-- Task requirements --
Reproduce the listing below exactly, beginning with its first line and ending with the line that holds "Adapter Swapping Workflow</text>"; pictures are not part of the copy.
........
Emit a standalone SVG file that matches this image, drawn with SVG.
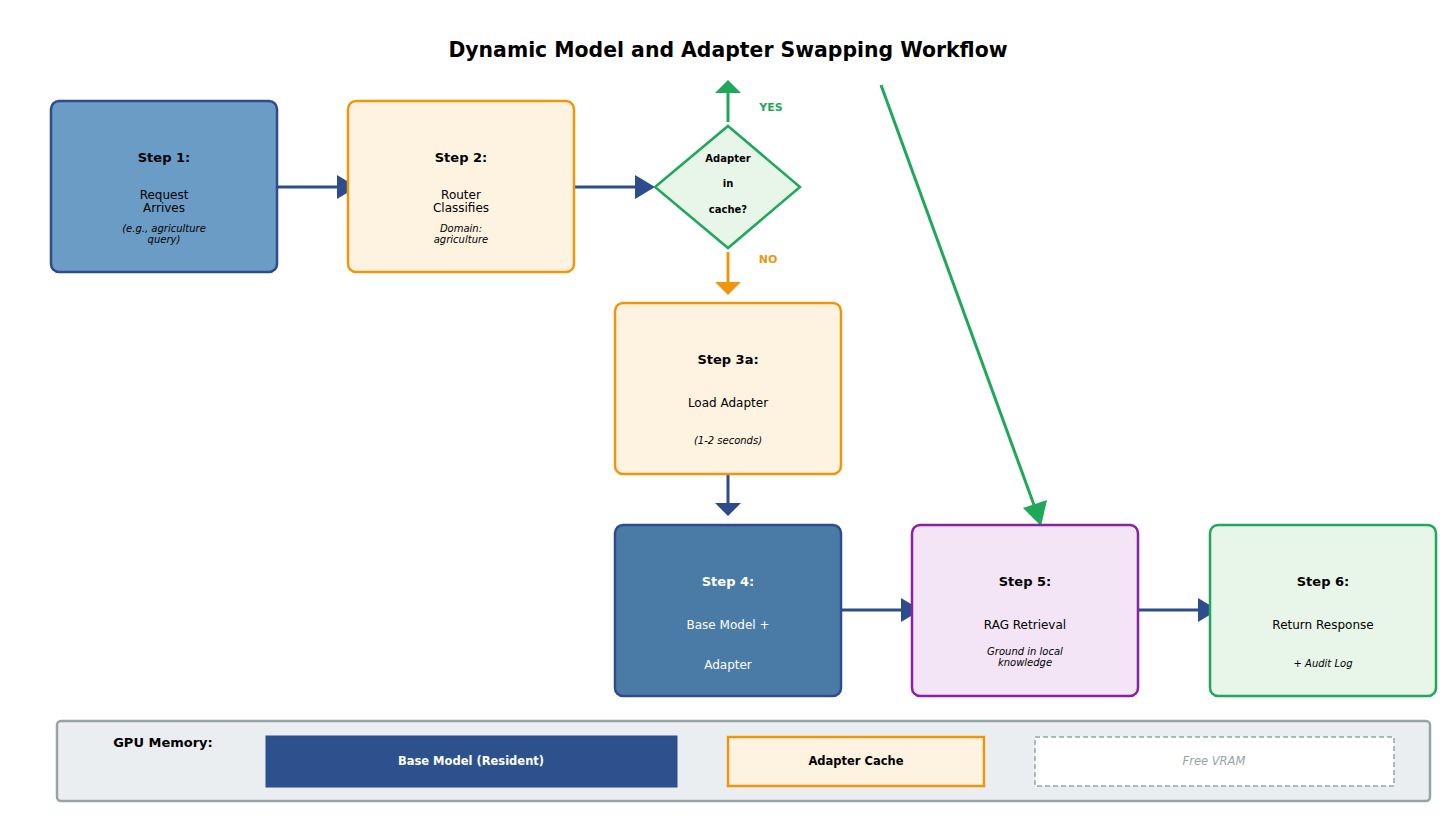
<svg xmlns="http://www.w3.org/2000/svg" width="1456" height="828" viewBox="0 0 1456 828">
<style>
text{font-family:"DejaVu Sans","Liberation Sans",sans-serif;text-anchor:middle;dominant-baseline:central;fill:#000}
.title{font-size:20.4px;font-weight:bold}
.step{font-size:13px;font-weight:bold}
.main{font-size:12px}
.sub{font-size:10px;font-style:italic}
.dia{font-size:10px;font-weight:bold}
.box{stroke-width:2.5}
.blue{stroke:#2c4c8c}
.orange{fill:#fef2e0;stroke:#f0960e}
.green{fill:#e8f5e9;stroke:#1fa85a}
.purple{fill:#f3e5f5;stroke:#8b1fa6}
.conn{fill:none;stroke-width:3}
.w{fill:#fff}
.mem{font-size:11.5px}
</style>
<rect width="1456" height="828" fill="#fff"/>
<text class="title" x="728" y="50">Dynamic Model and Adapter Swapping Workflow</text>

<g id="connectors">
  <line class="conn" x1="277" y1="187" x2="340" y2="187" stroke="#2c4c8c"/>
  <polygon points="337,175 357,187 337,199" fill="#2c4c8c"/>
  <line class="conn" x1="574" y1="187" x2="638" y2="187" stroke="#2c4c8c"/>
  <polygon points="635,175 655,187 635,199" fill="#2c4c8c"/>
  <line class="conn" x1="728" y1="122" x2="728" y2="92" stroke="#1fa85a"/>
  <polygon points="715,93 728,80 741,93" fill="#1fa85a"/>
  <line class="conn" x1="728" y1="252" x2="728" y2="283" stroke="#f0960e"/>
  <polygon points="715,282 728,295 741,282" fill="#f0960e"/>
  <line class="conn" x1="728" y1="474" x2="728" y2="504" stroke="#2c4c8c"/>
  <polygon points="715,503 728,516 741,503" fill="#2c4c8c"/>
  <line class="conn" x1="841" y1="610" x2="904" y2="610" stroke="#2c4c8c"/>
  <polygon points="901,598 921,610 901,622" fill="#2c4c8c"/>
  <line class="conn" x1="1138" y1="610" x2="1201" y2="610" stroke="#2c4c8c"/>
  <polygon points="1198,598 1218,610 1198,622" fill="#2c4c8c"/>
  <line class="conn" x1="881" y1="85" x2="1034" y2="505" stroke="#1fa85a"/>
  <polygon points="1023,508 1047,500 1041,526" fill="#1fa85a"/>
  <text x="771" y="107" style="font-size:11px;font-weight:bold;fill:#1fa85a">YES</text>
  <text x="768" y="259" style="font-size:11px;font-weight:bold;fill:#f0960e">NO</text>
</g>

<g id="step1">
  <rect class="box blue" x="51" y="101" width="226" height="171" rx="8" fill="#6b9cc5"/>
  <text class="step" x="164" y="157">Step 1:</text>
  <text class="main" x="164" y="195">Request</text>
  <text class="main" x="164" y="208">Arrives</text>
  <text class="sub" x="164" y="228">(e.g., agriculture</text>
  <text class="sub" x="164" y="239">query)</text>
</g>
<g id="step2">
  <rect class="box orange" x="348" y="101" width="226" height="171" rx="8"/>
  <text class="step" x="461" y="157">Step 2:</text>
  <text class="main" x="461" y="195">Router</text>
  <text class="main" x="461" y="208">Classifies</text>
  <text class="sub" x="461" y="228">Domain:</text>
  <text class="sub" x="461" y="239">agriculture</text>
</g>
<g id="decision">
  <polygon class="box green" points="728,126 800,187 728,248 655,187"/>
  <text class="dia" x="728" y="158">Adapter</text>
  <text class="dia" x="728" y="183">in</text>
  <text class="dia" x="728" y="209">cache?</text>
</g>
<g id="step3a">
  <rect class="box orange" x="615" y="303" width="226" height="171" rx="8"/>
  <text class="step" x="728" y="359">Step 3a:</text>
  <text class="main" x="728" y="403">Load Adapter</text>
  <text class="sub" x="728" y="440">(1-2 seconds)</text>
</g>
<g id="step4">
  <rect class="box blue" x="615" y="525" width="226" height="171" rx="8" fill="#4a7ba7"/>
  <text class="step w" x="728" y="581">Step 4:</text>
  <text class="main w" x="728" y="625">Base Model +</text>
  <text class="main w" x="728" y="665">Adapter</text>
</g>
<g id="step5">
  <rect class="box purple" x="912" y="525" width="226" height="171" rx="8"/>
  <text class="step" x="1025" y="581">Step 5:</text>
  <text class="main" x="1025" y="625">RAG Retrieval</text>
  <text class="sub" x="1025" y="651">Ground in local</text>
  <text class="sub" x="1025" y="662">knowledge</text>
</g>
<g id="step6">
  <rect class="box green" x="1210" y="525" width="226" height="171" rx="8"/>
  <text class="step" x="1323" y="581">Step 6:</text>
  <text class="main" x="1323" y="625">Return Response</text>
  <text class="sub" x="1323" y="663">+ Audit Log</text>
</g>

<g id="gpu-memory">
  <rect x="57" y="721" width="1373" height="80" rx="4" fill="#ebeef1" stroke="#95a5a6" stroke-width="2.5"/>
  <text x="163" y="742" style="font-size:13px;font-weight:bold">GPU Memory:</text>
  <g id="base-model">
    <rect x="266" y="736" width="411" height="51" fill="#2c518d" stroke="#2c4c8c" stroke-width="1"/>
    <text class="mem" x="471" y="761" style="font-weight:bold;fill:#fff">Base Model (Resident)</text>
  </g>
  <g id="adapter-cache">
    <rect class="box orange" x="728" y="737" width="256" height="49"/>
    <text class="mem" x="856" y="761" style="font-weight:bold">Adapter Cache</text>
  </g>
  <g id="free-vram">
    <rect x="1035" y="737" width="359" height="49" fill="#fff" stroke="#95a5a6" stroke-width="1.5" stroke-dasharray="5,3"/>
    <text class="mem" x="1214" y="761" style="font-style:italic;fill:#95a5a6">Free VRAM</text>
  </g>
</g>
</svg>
........
-- Exercise result --
Emit a standalone SVG file that matches this image, drawn with SVG.
<svg xmlns="http://www.w3.org/2000/svg" width="1456" height="828" viewBox="0 0 1456 828">
<style>
text{font-family:"DejaVu Sans","Liberation Sans",sans-serif;text-anchor:middle;dominant-baseline:central;fill:#000}
.title{font-size:20.4px;font-weight:bold}
.step{font-size:13px;font-weight:bold}
.main{font-size:12px}
.sub{font-size:10px;font-style:italic}
.dia{font-size:10px;font-weight:bold}
.box{stroke-width:2.5}
.blue{stroke:#2c4c8c}
.orange{fill:#fef2e0;stroke:#f0960e}
.green{fill:#e8f5e9;stroke:#1fa85a}
.purple{fill:#f3e5f5;stroke:#8b1fa6}
.conn{fill:none;stroke-width:3}
.w{fill:#fff}
.mem{font-size:11.5px}
</style>
<rect width="1456" height="828" fill="#fff"/>
<text class="title" x="728" y="50">Dynamic Model and Adapter Swapping Workflow</text>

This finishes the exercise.